Его творчество не знает обдуманного, планомерного изложения, — это всегда извержение, бешеная борьба за освобождение от ужасного, почти смертельной опасностью сомкнувшегося бедствия.
Суть даже не в нравственном кошмаре его жизни — суть в той жизненной силе, с помощью которой он переплавил свою собственную трагедию в трагическое искусство. Да, он намного опередил свое время. По напряженности, силе боли он созвучен лишь дню сегодняшнему. Все его гиперболы и гротески — сегодняшняя «норма», то, что инкриминировалось ему как извращенное упоение, — сегодня обыденность.
Трагизм таких натур в их несоизмеримости с бытием, в их неспособности к компромиссу с действительностью, в невозможности отказа от идеала, в неумении жить и быть «как все». Они не способны на предательство, с такой легкостью и частотой совершаемое другими, — поэтому-то и неприемлемы для других, потому-то и любимы Мандельштамами и Ахматовыми.
Мегаломания, мессианство, демиургический синдром Клейста, Гёльдерлина, Ницше и иже с ними — болезненная реакция на эту несоизмеримость: себя и других. Мания величия, злокачественный нарциссизм — удел ничтожеств, здесь же нечто другое — то, что трудно выразить лучше, чем это сделал один из них в «Смерти Эмпедокла»: «но трудно смертному узнать блаженных»…
Не трудно даже, а скорее невозможно. Потому-то и существует небрежение к гению, та легкость, с которой масса губит лучших людей — ломает, укладывает в рамки, доводит до безумия или самоубийства.
Фридрих Ницше узрел в Генрихе Клейсте то главное, что делает его не просто реалистом, а модернистом, именно — осознание роковой неисцелимости бытия. Так, ратуя за свободу личности, он, как никто другой, ощущал множество природных, генетических, социальных ограничителей этой свободы. Его трагическое мировосприятие, убийственное чувство собственного творческого бессилия — отсюда…
Некогда олимпиец Гёте записал в альбом пессимисту Шопенгауэру проникновенные строки:
Но А. Шопенгауэр и Г. Клейст знали другое: что они сами — тоже мир — чудовищный, раздробленный, вечно мучимый и неудовлетворенный, мир неисцелимый. Даже если они хуже Гёте знали внешний мир, у них было нечто столь же необъятное — собственные души, и в них-то они разбирались не хуже Веймарского Громовержца…
Все художники делятся на две группы: живописцев внешнего и внутреннего мира. И. В. Гёте при всей его мощи больше тяготеет к первой, Г. Клейст — ко второй, причем — со свойственной ему избыточностью. Поверхность жизни, объективизм не привлекают его. Он чужд холодной наблюдательности и красивости внешних форм.

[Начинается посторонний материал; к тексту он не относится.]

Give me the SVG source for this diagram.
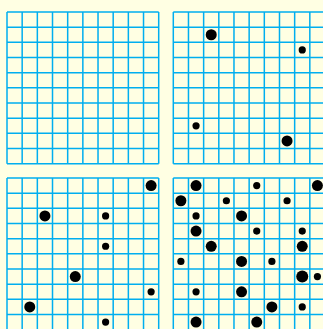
<svg xmlns="http://www.w3.org/2000/svg" xmlns:xlink="http://www.w3.org/1999/xlink" width="323" height="329" viewBox="0 0 323 329">
<style>
.grid{fill:none;stroke:#00AEEF;stroke-width:1.5}
.b{fill:#000}
</style>
<defs>
<path id="g" class="grid" d="M0 0V151.7M15.17 0V151.7M30.34 0V151.7M45.51 0V151.7M60.68 0V151.7M75.85 0V151.7M91.02 0V151.7M106.19 0V151.7M121.36 0V151.7M136.53 0V151.7M151.7 0V151.7M0 0H151.7M0 15.17H151.7M0 30.34H151.7M0 45.51H151.7M0 60.68H151.7M0 75.85H151.7M0 91.02H151.7M0 106.19H151.7M0 121.36H151.7M0 136.53H151.7M0 151.7H151.7"/>
</defs>
<rect width="323" height="329" fill="#FFFFE3"/>
<g id="panel1">
<use xlink:href="#g" x="7" y="12"/>
</g>
<g id="panel2">
<use xlink:href="#g" x="173.3" y="12"/>
<g class="b" transform="translate(180.885,19.585)">
<circle cx="30.34" cy="15.17" r="5.5"/>
<circle cx="121.36" cy="30.34" r="3.6"/>
<circle cx="15.17" cy="106.19" r="3.6"/>
<circle cx="106.19" cy="121.36" r="5.5"/>
</g>
</g>
<g id="panel3">
<use xlink:href="#g" x="7" y="178"/>
<g class="b" transform="translate(14.585,185.585)">
<circle cx="136.53" cy="0" r="5.5"/>
<circle cx="30.34" cy="30.34" r="5.5"/>
<circle cx="91.02" cy="30.34" r="3.6"/>
<circle cx="91.02" cy="60.68" r="3.6"/>
<circle cx="60.68" cy="91.02" r="5.5"/>
<circle cx="136.53" cy="106.19" r="3.6"/>
<circle cx="15.17" cy="121.36" r="5.5"/>
<circle cx="91.02" cy="136.53" r="3.6"/>
</g>
</g>
<g id="panel4">
<use xlink:href="#g" x="173.3" y="178"/>
<g class="b" transform="translate(180.885,185.585)">
<circle cx="15.17" cy="0" r="5.5"/>
<circle cx="75.85" cy="0" r="3.6"/>
<circle cx="136.53" cy="0" r="5.5"/>
<circle cx="0" cy="15.17" r="5.5"/>
<circle cx="45.51" cy="15.17" r="3.6"/>
<circle cx="106.19" cy="15.17" r="3.6"/>
<circle cx="15.17" cy="30.34" r="3.6"/>
<circle cx="60.68" cy="30.34" r="5.5"/>
<circle cx="15.17" cy="45.51" r="5.5"/>
<circle cx="75.85" cy="45.51" r="3.6"/>
<circle cx="121.36" cy="45.51" r="3.6"/>
<circle cx="30.34" cy="60.68" r="5.5"/>
<circle cx="121.36" cy="60.68" r="5.5"/>
<circle cx="0" cy="75.85" r="3.6"/>
<circle cx="60.68" cy="75.85" r="5.5"/>
<circle cx="91.02" cy="75.85" r="3.6"/>
<circle cx="121.36" cy="91.02" r="6"/>
<circle cx="136.53" cy="91.02" r="3.6"/>
<circle cx="15.17" cy="106.19" r="3.6"/>
<circle cx="60.68" cy="106.19" r="5.5"/>
<circle cx="91.02" cy="121.36" r="5.5"/>
<circle cx="121.36" cy="121.36" r="3.6"/>
<circle cx="15.17" cy="136.53" r="5.5"/>
<circle cx="75.85" cy="136.53" r="5.5"/>
</g>
</g>
</svg>
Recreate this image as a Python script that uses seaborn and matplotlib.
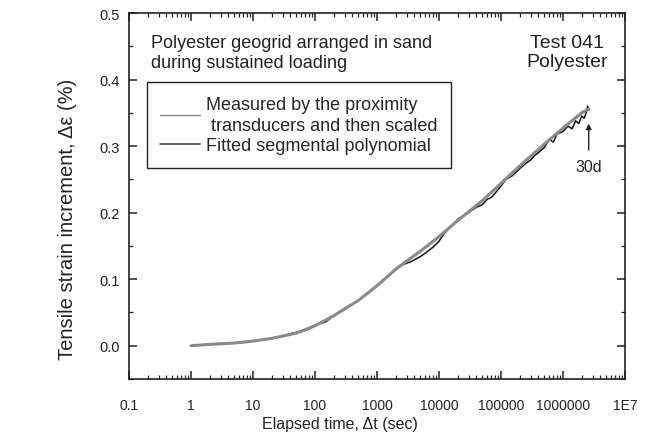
import matplotlib
matplotlib.use("Agg")
import matplotlib.pyplot as plt
import seaborn as sns
import pandas as pd
import numpy as np

# Smooth series (light grey) - "Measured ... scaled"
measured_t = [1, 2, 5, 10, 20, 50, 100, 200, 500, 1000, 2000, 3000, 5000, 10000,
              20000, 50000, 100000, 200000, 500000, 1000000, 2000000, 2600000]
measured_y = [0.000, 0.002, 0.004, 0.007, 0.011, 0.019, 0.030, 0.045, 0.068, 0.090,
              0.115, 0.127, 0.142, 0.164, 0.188, 0.218, 0.244, 0.270, 0.303, 0.327,
              0.350, 0.356]

# Jagged series (black) - "Fitted segmental polynomial"
fitted_t = [1, 2, 3, 5, 7, 10, 15, 20, 30, 40, 50, 60, 80, 100, 150, 200, 300, 500,
            700, 1000, 1500, 2000, 2500, 3000, 3500, 4000, 5000, 6000, 7000, 8000,
            10000, 12000, 15000, 18000, 20000, 25000, 30000, 40000, 50000, 60000,
            70000, 80000, 100000, 120000, 150000, 180000, 200000, 250000, 300000,
            350000, 400000, 500000, 600000, 700000, 800000, 1000000, 1200000,
            1400000, 1600000, 1800000, 2000000, 2200000, 2400000, 2500000, 2600000]
fitted_y = [0.000, 0.002, 0.003, 0.004, 0.005, 0.007, 0.009, 0.011, 0.014, 0.018,
            0.020, 0.021, 0.025, 0.031, 0.036, 0.045, 0.056, 0.068, 0.079, 0.091,
            0.104, 0.114, 0.121, 0.124, 0.126, 0.129, 0.134, 0.139, 0.144, 0.148,
            0.157, 0.168, 0.178, 0.184, 0.190, 0.196, 0.200, 0.208, 0.212, 0.220,
            0.223, 0.229, 0.240, 0.250, 0.255, 0.262, 0.266, 0.274, 0.279, 0.286,
            0.290, 0.298, 0.310, 0.306, 0.318, 0.322, 0.330, 0.326, 0.338, 0.334,
            0.345, 0.342, 0.352, 0.360, 0.354]

x_ticks = [0.1, 1, 10, 100, 1000, 10000, 100000, 1000000, 10000000]
x_tick_labels = ["0.1", "1", "10", "100", "1000", "10000", "100000", "1000000", "1E7"]
y_ticks = [0.0, 0.1, 0.2, 0.3, 0.4, 0.5]
y_tick_labels = ["0.0", "0.1", "0.2", "0.3", "0.4", "0.5"]

sns.set_style("ticks")
plt.rcParams["font.family"] = ["Liberation Sans", "DejaVu Sans"]

fig = plt.figure(figsize=(6.52, 4.39), dpi=100)
ax = fig.add_axes([129 / 652, 1 - 380 / 439, 496 / 652, 366 / 439])

df_fit = pd.DataFrame({"t": fitted_t, "y": fitted_y})
df_meas = pd.DataFrame({"t": measured_t, "y": measured_y})

sns.lineplot(data=df_fit, x="t", y="y", ax=ax, color="#111111", lw=1.1,
             label="Fitted segmental polynomial", zorder=2, estimator=None, sort=False)
sns.lineplot(data=df_meas, x="t", y="y", ax=ax, color="#8a8a8a", lw=2.2,
             label="Measured by the proximity\n transducers and then scaled", zorder=3,
             estimator=None, sort=False)

ax.set_xscale("log")
ax.set_xlim(0.1, 1e7)
ax.set_ylim(-0.05, 0.5)
ax.set_xticks(x_ticks)
ax.set_xticklabels(x_tick_labels, fontsize=10)
ax.xaxis.set_minor_locator(matplotlib.ticker.LogLocator(base=10, subs=np.arange(2, 10)))
ax.xaxis.set_minor_formatter(matplotlib.ticker.NullFormatter())
ax.set_yticks(y_ticks)
ax.set_yticklabels(y_tick_labels, fontsize=10.5)
ax.yaxis.set_minor_locator(matplotlib.ticker.MultipleLocator(0.05))

ax.tick_params(which="both", direction="in", top=True, right=True, colors="#222222")
ax.tick_params(which="major", length=6, width=1.1)
ax.tick_params(which="minor", length=3, width=0.9)
ax.tick_params(axis="x", which="major", pad=14, labelcolor="#222222")
ax.tick_params(axis="y", which="major", pad=6.5, labelcolor="#222222")
for s in ax.spines.values():
    s.set_linewidth(1.2)
    s.set_color("#222222")

ax.set_xlabel("Elapsed time, \u0394t (sec)", fontsize=11.5, color="#222222")
ax.xaxis.set_label_coords(0.425, -0.10)
ax.set_ylabel("Tensile strain increment, \u0394\u03b5 (%)", fontsize=14.5,
              color="#222222")
ax.yaxis.set_label_coords(-0.105, 0.44)

# Legend ordered: Measured first
handles, labels = ax.get_legend_handles_labels()
order = [1, 0]
leg = ax.legend([handles[i] for i in order], [labels[i] for i in order],
                loc="upper left", bbox_to_anchor=(0.036, 0.811), borderaxespad=0,
                fontsize=13, frameon=True, fancybox=False, edgecolor="#222222",
                framealpha=1, handlelength=2.2, borderpad=0.75, labelspacing=0.2,
                handletextpad=0.35)
for t in leg.get_texts():
    t.set_linespacing(1.3)
leg.get_frame().set_linewidth(1.0)
leg.get_lines()[0].set_linewidth(1.0)
leg.get_lines()[1].set_linewidth(1.2)
leg.get_lines()[1].set_color("#444444")

ax.text(0.045, 0.893, "Polyester geogrid arranged in sand\nduring sustained loading",
        transform=ax.transAxes, fontsize=13, va="center", ha="left", color="#222222",
        linespacing=1.25)
ax.text(0.883, 0.893, "Test 041\nPolyester", transform=ax.transAxes, fontsize=14,
        va="center", ha="center", multialignment="center", color="#222222",
        linespacing=1.15)

ax.annotate("", xy=(2.6e6, 0.338), xytext=(2.6e6, 0.29),
            arrowprops=dict(arrowstyle="-|>", color="#222222", lw=1.0,
                            mutation_scale=8))
ax.text(2.6e6, 0.27, "30d", fontsize=11.5, ha="center", va="center", color="#222222")

fig.savefig("out.png", dpi=100)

Его герои, как и их творец, помечены печатью Каина — они должны губить или погибать.
И всё же — почему, собственно, руссоист Клейст? Не потому же, что из выученика Апостола Равенства вполне может получиться пессимист, мистик или реакционер — это слишком тривиально. Но потому, что Клейст — веха в европейском сознании, теряющем наркотическую веру в автоматизм прогресса. Тут источник мощнейшего сотрясения культуры, понимаемой исключительно как восхождение общества. Клейст категорически отверг гердеровскую историю человечества как прогрессирующего синтеза истории естественной и социальной. Да, природа, может быть, и руководствуется разумом, его цель, может быть, грядущий Эдем. Но вот цивилизация разрушительна и жестока, ее цель — Содом и Гоморра. История — это нескончаемый конфликт природного и социального, естественного и идеологического, Эдема и Содома. Вот почему она и движется от первого ко второму. Природа бессильна перед цивилизацией. Идеология то и дело возвращает историю к своим истокам. Эдем и Содом неразделимы, и наш путь пролегает не между первобытным и грядущим раем, а соединяет «золотой век» с Апокалипсисом. История не столько даже циклична, сколько инфернальна — бес постоянно начеку, толпа всегда готова к погрому, культура слаба…
Выходец из старинной прусской дворянской семьи, традиции которой предписывали ему офицерскую карьеру, Генрих Клейст обучался в кадетском корпусе, участвовал в неудачном походе феодально-монархической коалиции против революционной Франции, но быстро расстался с чуждой его склонностям военной службой, дабы заняться поэзией.
Неприкаянный Агасфер, он самим рождением своим был обречен на ненавистное ему пруссачество. В этой предрешенности — начало восхождения на Голгофу, первый пункт трагической борьбы за духовную свободу. Можно себе представить страдания юного ефрейтора в армии, осаждающей Майнц, художника, взыскующего красоты, а взамен получающего казарму и плац.